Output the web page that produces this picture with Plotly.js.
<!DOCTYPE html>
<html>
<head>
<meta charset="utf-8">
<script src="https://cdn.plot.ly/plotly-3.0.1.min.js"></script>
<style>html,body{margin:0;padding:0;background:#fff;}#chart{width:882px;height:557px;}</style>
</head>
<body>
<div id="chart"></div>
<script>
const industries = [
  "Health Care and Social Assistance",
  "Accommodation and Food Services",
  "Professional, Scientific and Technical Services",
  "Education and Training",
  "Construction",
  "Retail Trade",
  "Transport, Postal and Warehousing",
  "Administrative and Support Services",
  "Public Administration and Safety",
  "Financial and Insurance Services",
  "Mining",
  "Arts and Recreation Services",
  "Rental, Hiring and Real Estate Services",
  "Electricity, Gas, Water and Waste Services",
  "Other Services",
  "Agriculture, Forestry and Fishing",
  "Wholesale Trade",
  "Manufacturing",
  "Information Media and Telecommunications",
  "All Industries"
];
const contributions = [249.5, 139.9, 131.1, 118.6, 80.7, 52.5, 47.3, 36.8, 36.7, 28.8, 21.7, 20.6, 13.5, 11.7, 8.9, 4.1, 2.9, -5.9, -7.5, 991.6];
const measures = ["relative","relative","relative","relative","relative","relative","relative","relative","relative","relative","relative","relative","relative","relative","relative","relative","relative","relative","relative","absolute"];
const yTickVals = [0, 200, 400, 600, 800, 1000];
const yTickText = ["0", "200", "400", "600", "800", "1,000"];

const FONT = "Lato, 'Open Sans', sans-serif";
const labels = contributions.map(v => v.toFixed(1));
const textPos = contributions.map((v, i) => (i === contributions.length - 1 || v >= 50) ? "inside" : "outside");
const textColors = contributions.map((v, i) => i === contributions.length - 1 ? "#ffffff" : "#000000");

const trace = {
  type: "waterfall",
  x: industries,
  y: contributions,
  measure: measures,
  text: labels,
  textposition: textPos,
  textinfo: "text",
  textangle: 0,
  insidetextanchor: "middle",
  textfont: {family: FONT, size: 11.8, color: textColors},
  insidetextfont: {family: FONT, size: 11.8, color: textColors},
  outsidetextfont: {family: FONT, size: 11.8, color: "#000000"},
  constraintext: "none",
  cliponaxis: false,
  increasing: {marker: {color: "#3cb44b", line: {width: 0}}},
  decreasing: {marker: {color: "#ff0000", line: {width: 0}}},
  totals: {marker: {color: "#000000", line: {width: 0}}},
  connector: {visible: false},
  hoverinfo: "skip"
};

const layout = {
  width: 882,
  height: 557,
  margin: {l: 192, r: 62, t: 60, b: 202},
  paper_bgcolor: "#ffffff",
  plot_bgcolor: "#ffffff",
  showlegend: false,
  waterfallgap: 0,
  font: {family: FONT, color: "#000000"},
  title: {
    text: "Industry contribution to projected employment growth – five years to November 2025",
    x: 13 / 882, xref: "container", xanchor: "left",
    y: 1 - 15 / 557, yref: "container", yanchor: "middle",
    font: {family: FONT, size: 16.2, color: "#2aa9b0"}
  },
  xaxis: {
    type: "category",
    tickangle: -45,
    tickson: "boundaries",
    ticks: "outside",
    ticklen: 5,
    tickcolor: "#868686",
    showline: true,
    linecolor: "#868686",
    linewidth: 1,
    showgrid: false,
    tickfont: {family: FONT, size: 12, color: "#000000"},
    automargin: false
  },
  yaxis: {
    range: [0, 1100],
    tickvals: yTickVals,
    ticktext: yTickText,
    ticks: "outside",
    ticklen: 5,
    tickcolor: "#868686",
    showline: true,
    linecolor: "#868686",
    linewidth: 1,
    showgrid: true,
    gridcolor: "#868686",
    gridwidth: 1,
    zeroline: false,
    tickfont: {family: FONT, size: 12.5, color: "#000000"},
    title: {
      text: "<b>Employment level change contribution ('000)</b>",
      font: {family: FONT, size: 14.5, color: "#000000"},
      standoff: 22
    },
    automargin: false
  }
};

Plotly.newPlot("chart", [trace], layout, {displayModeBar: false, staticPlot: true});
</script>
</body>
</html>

--------------------------------

*THE TASK:*
Would you give the material above again, complete and exact?

*SOLUTION:*
Output the web page that produces this picture with Plotly.js.
<!DOCTYPE html>
<html>
<head>
<meta charset="utf-8">
<script src="https://cdn.plot.ly/plotly-3.0.1.min.js"></script>
<style>html,body{margin:0;padding:0;background:#fff;}#chart{width:882px;height:557px;}</style>
</head>
<body>
<div id="chart"></div>
<script>
const industries = [
  "Health Care and Social Assistance",
  "Accommodation and Food Services",
  "Professional, Scientific and Technical Services",
  "Education and Training",
  "Construction",
  "Retail Trade",
  "Transport, Postal and Warehousing",
  "Administrative and Support Services",
  "Public Administration and Safety",
  "Financial and Insurance Services",
  "Mining",
  "Arts and Recreation Services",
  "Rental, Hiring and Real Estate Services",
  "Electricity, Gas, Water and Waste Services",
  "Other Services",
  "Agriculture, Forestry and Fishing",
  "Wholesale Trade",
  "Manufacturing",
  "Information Media and Telecommunications",
  "All Industries"
];
const contributions = [249.5, 139.9, 131.1, 118.6, 80.7, 52.5, 47.3, 36.8, 36.7, 28.8, 21.7, 20.6, 13.5, 11.7, 8.9, 4.1, 2.9, -5.9, -7.5, 991.6];
const measures = ["relative","relative","relative","relative","relative","relative","relative","relative","relative","relative","relative","relative","relative","relative","relative","relative","relative","relative","relative","absolute"];
const yTickVals = [0, 200, 400, 600, 800, 1000];
const yTickText = ["0", "200", "400", "600", "800", "1,000"];

const FONT = "Lato, 'Open Sans', sans-serif";
const labels = contributions.map(v => v.toFixed(1));
const textPos = contributions.map((v, i) => (i === contributions.length - 1 || v >= 50) ? "inside" : "outside");
const textColors = contributions.map((v, i) => i === contributions.length - 1 ? "#ffffff" : "#000000");

const trace = {
  type: "waterfall",
  x: industries,
  y: contributions,
  measure: measures,
  text: labels,
  textposition: textPos,
  textinfo: "text",
  textangle: 0,
  insidetextanchor: "middle",
  textfont: {family: FONT, size: 11.8, color: textColors},
  insidetextfont: {family: FONT, size: 11.8, color: textColors},
  outsidetextfont: {family: FONT, size: 11.8, color: "#000000"},
  constraintext: "none",
  cliponaxis: false,
  increasing: {marker: {color: "#3cb44b", line: {width: 0}}},
  decreasing: {marker: {color: "#ff0000", line: {width: 0}}},
  totals: {marker: {color: "#000000", line: {width: 0}}},
  connector: {visible: false},
  hoverinfo: "skip"
};

const layout = {
  width: 882,
  height: 557,
  margin: {l: 192, r: 62, t: 60, b: 202},
  paper_bgcolor: "#ffffff",
  plot_bgcolor: "#ffffff",
  showlegend: false,
  waterfallgap: 0,
  font: {family: FONT, color: "#000000"},
  title: {
    text: "Industry contribution to projected employment growth – five years to November 2025",
    x: 13 / 882, xref: "container", xanchor: "left",
    y: 1 - 15 / 557, yref: "container", yanchor: "middle",
    font: {family: FONT, size: 16.2, color: "#2aa9b0"}
  },
  xaxis: {
    type: "category",
    tickangle: -45,
    tickson: "boundaries",
    ticks: "outside",
    ticklen: 5,
    tickcolor: "#868686",
    showline: true,
    linecolor: "#868686",
    linewidth: 1,
    showgrid: false,
    tickfont: {family: FONT, size: 12, color: "#000000"},
    automargin: false
  },
  yaxis: {
    range: [0, 1100],
    tickvals: yTickVals,
    ticktext: yTickText,
    ticks: "outside",
    ticklen: 5,
    tickcolor: "#868686",
    showline: true,
    linecolor: "#868686",
    linewidth: 1,
    showgrid: true,
    gridcolor: "#868686",
    gridwidth: 1,
    zeroline: false,
    tickfont: {family: FONT, size: 12.5, color: "#000000"},
    title: {
      text: "<b>Employment level change contribution ('000)</b>",
      font: {family: FONT, size: 14.5, color: "#000000"},
      standoff: 22
    },
    automargin: false
  }
};

Plotly.newPlot("chart", [trace], layout, {displayModeBar: false, staticPlot: true});
</script>
</body>
</html>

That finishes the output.